И когда я стоял и смотрел на нее, я вдруг осознал всю бессмысленность моего безумного импульса. Зачем я привел ее сюда? Я же не мог держать ее в трансе до конца ее дней; мне не нужен был автомат без права выбора, бездумная механическая кукла. Я хотел Кристин, всю Кристин, целиком. Но я не мог обладать ей. Так просто! Вот и прими это! Когда она проснется, ты признаешься в своем жалком мошенничестве. Твоя мечта исполнилась, ты держал ее в объятьях, а завтра ты отвезешь ее назад. Завтра все это кончится.
Но я не хотел думать о завтра. Я вернулся в свою комнату и попытался занять себя домашними делами, которые всегда убеждают нас, что жизнь пойдет своим чередом. Я снял фрак, переоделся в длинный халат черного шелка с атласными отворотами, сел за орган и уставился на рукопись «Торжествующего дона Хуана».
Люди платят за то, чтобы смотреть на уродов, а ты не знал?.. Сам дон Хуан не мог бы задрать больше юбок в один день…

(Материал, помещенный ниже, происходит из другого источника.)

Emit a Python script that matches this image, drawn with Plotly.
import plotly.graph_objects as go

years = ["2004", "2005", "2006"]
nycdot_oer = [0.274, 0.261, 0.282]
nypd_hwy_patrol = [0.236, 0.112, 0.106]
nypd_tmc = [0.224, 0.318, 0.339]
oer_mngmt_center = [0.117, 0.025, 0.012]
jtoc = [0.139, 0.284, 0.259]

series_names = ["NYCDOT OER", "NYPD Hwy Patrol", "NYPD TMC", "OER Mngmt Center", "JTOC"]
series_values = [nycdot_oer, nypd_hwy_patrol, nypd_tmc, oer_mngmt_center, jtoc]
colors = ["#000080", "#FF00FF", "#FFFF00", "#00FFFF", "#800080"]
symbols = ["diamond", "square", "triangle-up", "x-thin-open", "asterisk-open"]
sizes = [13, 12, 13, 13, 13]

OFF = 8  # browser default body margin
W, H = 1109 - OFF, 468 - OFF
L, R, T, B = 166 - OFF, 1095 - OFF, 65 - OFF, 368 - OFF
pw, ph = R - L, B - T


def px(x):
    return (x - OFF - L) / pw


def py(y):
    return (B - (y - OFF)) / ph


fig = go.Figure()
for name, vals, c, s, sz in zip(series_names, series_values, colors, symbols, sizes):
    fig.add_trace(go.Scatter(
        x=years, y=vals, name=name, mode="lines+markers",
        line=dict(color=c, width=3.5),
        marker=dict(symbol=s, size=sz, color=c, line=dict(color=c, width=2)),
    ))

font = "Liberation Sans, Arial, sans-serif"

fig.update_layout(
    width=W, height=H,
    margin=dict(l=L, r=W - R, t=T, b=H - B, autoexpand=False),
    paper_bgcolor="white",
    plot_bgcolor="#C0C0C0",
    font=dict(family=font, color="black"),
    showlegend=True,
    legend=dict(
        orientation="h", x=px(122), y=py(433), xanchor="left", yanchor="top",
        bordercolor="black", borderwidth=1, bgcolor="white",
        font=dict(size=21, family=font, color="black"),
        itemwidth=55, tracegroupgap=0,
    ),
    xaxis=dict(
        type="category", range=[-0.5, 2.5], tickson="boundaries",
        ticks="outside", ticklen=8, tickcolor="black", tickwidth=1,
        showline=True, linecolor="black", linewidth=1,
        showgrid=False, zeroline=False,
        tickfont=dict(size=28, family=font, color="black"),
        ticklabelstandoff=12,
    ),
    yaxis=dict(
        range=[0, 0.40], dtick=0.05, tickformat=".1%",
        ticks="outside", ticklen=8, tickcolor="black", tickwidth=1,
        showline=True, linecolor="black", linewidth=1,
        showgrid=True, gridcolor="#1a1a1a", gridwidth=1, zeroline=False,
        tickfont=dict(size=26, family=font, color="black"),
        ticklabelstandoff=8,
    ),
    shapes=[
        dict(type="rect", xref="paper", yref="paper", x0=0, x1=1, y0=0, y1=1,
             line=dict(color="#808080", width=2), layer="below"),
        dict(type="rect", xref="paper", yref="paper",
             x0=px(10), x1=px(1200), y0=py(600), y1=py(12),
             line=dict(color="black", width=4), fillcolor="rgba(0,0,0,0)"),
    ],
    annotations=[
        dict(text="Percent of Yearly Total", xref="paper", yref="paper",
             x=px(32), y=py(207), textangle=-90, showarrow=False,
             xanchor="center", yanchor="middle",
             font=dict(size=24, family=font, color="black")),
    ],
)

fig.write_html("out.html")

Торжествующий дон Хуан! Что за горькая ирония была в этой опере, какое изысканное издевательство над самим собой! И в то же время, какая невероятная музыка! Это было самое лучшее из всего, что я когда-либо создавал… все красными чернилами… на самом деле, следовало бы писать кровью. Я взглянул на недавно написанную часть и торопливо перелистал страницы. Нет, не это – не этой ночью. Я не смел играть ее, когда в моем доме находилась Кристин. Вернуться к началу, к той нежности, что предшествовала бешеному взрыву желания, вернуться к началу и думать сегодня только о красоте.
Я погрузился в музыку, как в теплую, ласковую воду, и стал дрейфовать, легко покачиваясь на волнах, тонко импровизируя и создавая новые мелодии. Я перестал сознавать окружающее и неумолимый ход времени, принесшего утро в этот мир вечной тьмы; я перестал думать… и слышать… я даже не увидел безжалостную маленькую ручку, что вдруг возникла перед лицом и сорвала маску.
Я развернулся на табуретке с воплем безумной боли, и выражение ее лица, когда она отпрянула, сжав маску в руке – ужас и полнейшее неверие – совершенно лишило меня рассудка. Проклиная ее и рыча, как взбесившийся израненный зверь, я прижал ее к стене, вцепился руками в смертоносном захвате в ее тонкую белую шейку. Я так и не знаю, вправду ли я собирался убить ее. Боль ударила молнией, взорвавшись в груди и парализовав левую руку до кончиков пальцев. С задыхающимся стоном я отпустил ее, отступил на шаг, надеясь, что спазм пройдет, но жестокая боль только усиливалась, и я рухнул на колени у ее ног. Мир сузился до невероятия, осталась только эта боль, настолько сильная, что даже не вызывала слез, отчаянная борьба за каждый вдох и Кристин, плачущая чуть дальше, чем я мог дотянуться.
Я смутно осознал, что теперь она тоже стояла на коленях подле меня, вцепившись дрожащими пальцами в мой рукав.
– Скажи, что мне сделать? – прошептала она. – Пожалуйста, скажи, что мне сделать?